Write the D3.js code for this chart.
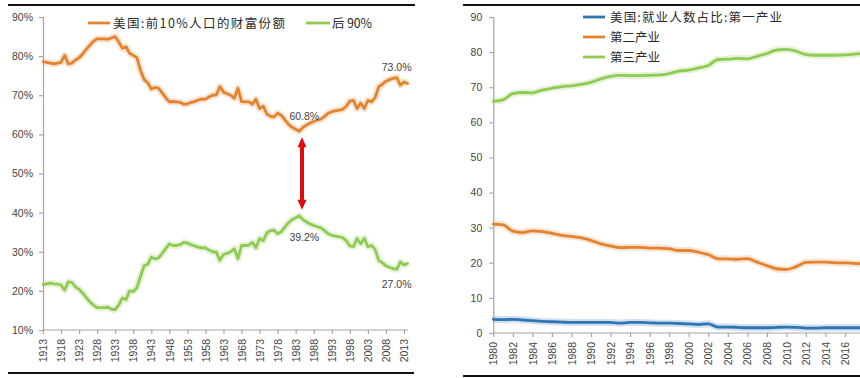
<!DOCTYPE html>
<html>
<head>
<meta charset="utf-8">
<script src="https://cdn.jsdelivr.net/npm/d3@7"></script>
<style>
  html, body { margin: 0; padding: 0; background: #fff; }
  svg { display: block; }
  .tick text { font-family: "Liberation Sans", Arial, sans-serif; font-size: 10.5px; fill: #444; }
  .legend text { font-family: "Noto Sans CJK SC", sans-serif; font-size: 12.5px; fill: #2a2a2a; }
  .note { font-family: "Liberation Sans", Arial, sans-serif; font-size: 10.5px; fill: #444; }
</style>
</head>
<body>
<svg id="chart" width="860" height="378"></svg>
<script>
// ---- Wealth share of the top 10% vs bottom 90% (US), 1913-2014 ----
const wealthYears = d3.range(1913, 2015);
const top10Share = [
  78.6, 78.4, 78.2, 78.0, 78.2, 78.4, 80.2, 78.0, 78.2, 79.0,
  79.6, 80.6, 81.8, 82.8, 83.8, 84.4, 84.4, 84.4, 84.3, 84.7,
  85.0, 83.6, 82.0, 82.4, 80.7, 80.2, 79.6, 76.4, 74.0, 73.2,
  71.6, 72.0, 71.8, 70.6, 69.4, 68.3, 68.4, 68.3, 68.2, 67.7,
  67.8, 68.2, 68.4, 68.8, 69.0, 69.0, 69.6, 70.0, 70.1, 72.2,
  70.8, 70.4, 70.0, 69.2, 71.8, 68.4, 68.3, 68.3, 67.7, 69.0,
  66.6, 67.2, 65.2, 64.6, 64.5, 65.4, 64.9, 63.7, 62.6, 61.8,
  61.3, 60.8, 61.8, 62.4, 62.9, 63.3, 63.6, 63.9, 64.6, 65.4,
  65.8, 66.0, 66.2, 66.4, 67.2, 68.5, 68.7, 66.6, 68.0, 66.6,
  68.7, 68.3, 69.4, 72.2, 72.8, 73.6, 74.0, 74.3, 74.5, 72.6,
  73.4, 73.0
];
const bottom90Share = [
  21.6, 21.8, 22.0, 21.8, 21.7, 21.5, 20.2, 22.3, 22.2, 21.0,
  20.4, 19.4, 18.3, 17.2, 16.3, 15.7, 15.7, 15.7, 15.8, 15.3,
  15.2, 16.4, 18.2, 17.8, 20.0, 19.8, 20.8, 23.6, 26.4, 26.8,
  28.6, 28.2, 28.4, 29.6, 30.8, 32.0, 31.6, 31.6, 31.8, 32.4,
  32.2, 31.8, 31.5, 31.2, 31.0, 31.0, 30.4, 30.0, 29.9, 27.8,
  29.3, 29.6, 30.0, 30.8, 28.2, 31.6, 31.6, 31.7, 32.4, 31.0,
  33.4, 32.8, 34.8, 35.4, 35.5, 34.6, 35.1, 36.3, 37.4, 38.2,
  38.7, 39.2, 38.2, 37.6, 37.1, 36.7, 36.4, 36.1, 35.4, 34.6,
  34.2, 34.0, 33.8, 33.6, 32.8, 31.5, 31.3, 33.4, 32.0, 33.4,
  31.3, 31.6, 30.6, 27.8, 27.2, 26.4, 26.0, 25.7, 25.5, 27.4,
  26.6, 27.0
];
const wealthYTicks = [10, 20, 30, 40, 50, 60, 70, 80, 90];
const wealthXTicks = d3.range(1913, 2014, 5);
const wealthLegend = ["美国:前10%人口的财富份额", "后 90%"];
const wealthNotes = [
  { year: 1984, value: 60.8, text: "60.8%" },
  { year: 1984, value: 39.2, text: "39.2%" },
  { year: 2014, value: 73.0, text: "73.0%" },
  { year: 2014, value: 27.0, text: "27.0%" }
];

// ---- Employment share by sector (US), 1980-2018 ----
const jobYears = d3.range(1980, 2019);
const primaryShare = [
  3.9, 3.8, 3.9, 3.7, 3.5, 3.3, 3.2, 3.1, 3.0, 3.0,
  3.0, 3.0, 3.0, 2.8, 3.0, 3.0, 2.9, 2.8, 2.8, 2.7,
  2.6, 2.4, 2.6, 1.7, 1.7, 1.6, 1.5, 1.5, 1.5, 1.6,
  1.7, 1.6, 1.4, 1.4, 1.5, 1.5, 1.5, 1.5, 1.5
];
const secondaryShare = [
  31.0, 30.8, 29.0, 28.6, 29.1, 28.9, 28.4, 27.8, 27.5, 27.1,
  26.4, 25.4, 24.8, 24.3, 24.4, 24.4, 24.2, 24.2, 24.0, 23.5,
  23.5, 23.0, 22.3, 21.2, 21.1, 21.0, 21.2, 20.2, 19.2, 18.3,
  18.1, 18.9, 20.1, 20.2, 20.2, 20.0, 20.0, 19.8, 19.7
];
const tertiaryShare = [
  66.0, 66.4, 68.2, 68.5, 68.4, 69.2, 69.7, 70.2, 70.4, 70.8,
  71.4, 72.4, 73.1, 73.4, 73.3, 73.3, 73.4, 73.5, 73.9, 74.6,
  74.9, 75.5, 76.2, 77.9, 78.0, 78.2, 78.1, 78.8, 79.6, 80.6,
  80.8, 80.3, 79.3, 79.1, 79.1, 79.1, 79.2, 79.4, 79.7
];
const jobYTicks = [0, 10, 20, 30, 40, 50, 60, 70, 80, 90];
const jobXTicks = d3.range(1980, 2017, 2);
const jobLegend = ["美国:就业人数占比:第一产业", "第二产业", "第三产业"];

const ORANGE = "#e4832f", GREEN = "#8fca52", BLUE = "#2f74b5", RED = "#e10a0a";
const AXIS = "#a6a6a6";

const svg = d3.select("#chart");

// glowing line: a pale wide stroke under the main one
function drawLine(g, xs, ys, x, y, color, curve) {
  const gen = d3.line().x((d, i) => x(xs[i])).y(d => y(d)).curve(curve);
  g.append("path").attr("d", gen(ys)).attr("fill", "none")
    .attr("stroke", color).attr("stroke-opacity", 0.22).attr("stroke-width", 7)
    .attr("stroke-linejoin", "round");
  g.append("path").attr("d", gen(ys)).attr("fill", "none")
    .attr("stroke", color).attr("stroke-width", 2.8)
    .attr("stroke-linejoin", "round").attr("stroke-linecap", "round");
}

function styleAxis(sel) {
  sel.select(".domain").attr("stroke", AXIS).attr("stroke-width", 1.2);
  sel.selectAll(".tick line").attr("stroke", AXIS).attr("stroke-width", 1.2);
}

// ================= left panel =================
{
  const x = d3.scaleLinear().domain([1913, 2013]).range([43, 404]);
  const y = d3.scaleLinear().domain([10, 90]).range([330, 17]);
  const g = svg.append("g");

  // panel rules
  g.append("line").attr("x1", 8).attr("x2", 415).attr("y1", 5).attr("y2", 5)
    .attr("stroke", "#111").attr("stroke-width", 2);
  g.append("line").attr("x1", 8).attr("x2", 414).attr("y1", 373).attr("y2", 373)
    .attr("stroke", "#111").attr("stroke-width", 2);

  const yAxis = g.append("g").attr("transform", "translate(43,0)")
    .call(d3.axisLeft(y).tickValues(wealthYTicks).tickSize(4).tickPadding(6)
      .tickFormat(d => d + "%"));
  styleAxis(yAxis);

  const xAxis = g.append("g").attr("transform", "translate(0,330)")
    .call(d3.axisBottom(x).tickValues(wealthXTicks).tickSize(4).tickSizeOuter(0)
      .tickFormat(d => String(d)));
  xAxis.select(".domain").attr("d", "M43,0H408");
  xAxis.selectAll(".tick text")
    .attr("transform", "rotate(-90)").attr("text-anchor", "end")
    .attr("x", -9).attr("y", 0).attr("dy", "0.35em");
  styleAxis(xAxis);

  drawLine(g, wealthYears, bottom90Share, x, y, GREEN, d3.curveLinear);
  drawLine(g, wealthYears, top10Share, x, y, ORANGE, d3.curveLinear);

  // value callouts
  const offsets = { "60.8%": [5, -11], "39.2%": [5, 25], "73.0%": [-11, -13], "27.0%": [-11, 25] };
  wealthNotes.forEach(n => {
    const [dx, dy] = offsets[n.text];
    g.append("text").attr("class", "note").attr("text-anchor", "middle")
      .attr("x", x(n.year) + dx).attr("y", y(n.value) + dy).text(n.text);
  });

  // double-headed arrow between the 1984 values
  const ax = x(1984) + 2.7;
  const y1 = y(60.8) + 6, y2 = y(39.2) - 6;
  g.append("line").attr("x1", ax).attr("x2", ax).attr("y1", y1 + 8).attr("y2", y2 - 8)
    .attr("stroke", RED).attr("stroke-width", 4);
  g.append("path").attr("fill", RED)
    .attr("d", `M${ax},${y1}L${ax - 4.5},${y1 + 10}L${ax + 4.5},${y1 + 10}Z`);
  g.append("path").attr("fill", RED)
    .attr("d", `M${ax},${y2}L${ax - 4.5},${y2 - 10}L${ax + 4.5},${y2 - 10}Z`);

  // legend
  const lg = g.append("g").attr("class", "legend");
  const items = [
    { x0: 88, x1: 110, tx: 113, w: 172, color: ORANGE, label: wealthLegend[0] },
    { x0: 306, x1: 330, tx: 332, w: 40, color: GREEN, label: wealthLegend[1] }
  ];
  items.forEach(it => {
    lg.append("line").attr("x1", it.x0).attr("x2", it.x1).attr("y1", 23).attr("y2", 23)
      .attr("stroke", it.color).attr("stroke-width", 2.8);
    lg.append("text").attr("x", it.tx).attr("y", 27.5)
      .attr("textLength", it.w).attr("lengthAdjust", "spacing").text(it.label);
  });
}

// ================= right panel =================
{
  const x = d3.scaleLinear().domain([1980, 2016]).range([493.3, 845]);
  const y = d3.scaleLinear().domain([0, 90]).range([333, 17]);
  const g = svg.append("g");

  g.append("line").attr("x1", 463).attr("x2", 860).attr("y1", 5).attr("y2", 5)
    .attr("stroke", "#111").attr("stroke-width", 2);
  g.append("line").attr("x1", 463).attr("x2", 860).attr("y1", 376).attr("y2", 376)
    .attr("stroke", "#111").attr("stroke-width", 2);

  const yAxis = g.append("g").attr("transform", "translate(493.3,0)")
    .call(d3.axisLeft(y).tickValues(jobYTicks).tickSize(4).tickPadding(7));
  styleAxis(yAxis);

  const xAxis = g.append("g").attr("transform", "translate(0,333)")
    .call(d3.axisBottom(x).tickValues(jobXTicks).tickSize(4).tickSizeOuter(0)
      .tickFormat(d => String(d)));
  xAxis.select(".domain").attr("d", "M493.3,0H860");
  xAxis.selectAll(".tick text")
    .attr("transform", "rotate(-90)").attr("text-anchor", "end")
    .attr("x", -9).attr("y", 0).attr("dy", "0.35em");
  styleAxis(xAxis);

  drawLine(g, jobYears, tertiaryShare, x, y, GREEN, d3.curveMonotoneX);
  drawLine(g, jobYears, secondaryShare, x, y, ORANGE, d3.curveMonotoneX);
  drawLine(g, jobYears, primaryShare, x, y, BLUE, d3.curveMonotoneX);

  const lg = g.append("g").attr("class", "legend");
  const colors = [BLUE, ORANGE, GREEN];
  const widths = [172, 50, 50];
  jobLegend.forEach((label, i) => {
    const ly = 17 + i * 20;
    lg.append("line").attr("x1", 583).attr("x2", 605).attr("y1", ly).attr("y2", ly)
      .attr("stroke", colors[i]).attr("stroke-width", 2.8);
    lg.append("text").attr("x", 610).attr("y", ly + 4.5)
      .attr("textLength", widths[i]).attr("lengthAdjust", "spacing").text(label);
  });
}
</script>
</body>
</html>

- Exercise task
Filter for "chart". Return all lines that hold it.

- Full answer
Write the D3.js code for this chart.
<svg id="chart" width="860" height="378"></svg>
const svg = d3.select("#chart");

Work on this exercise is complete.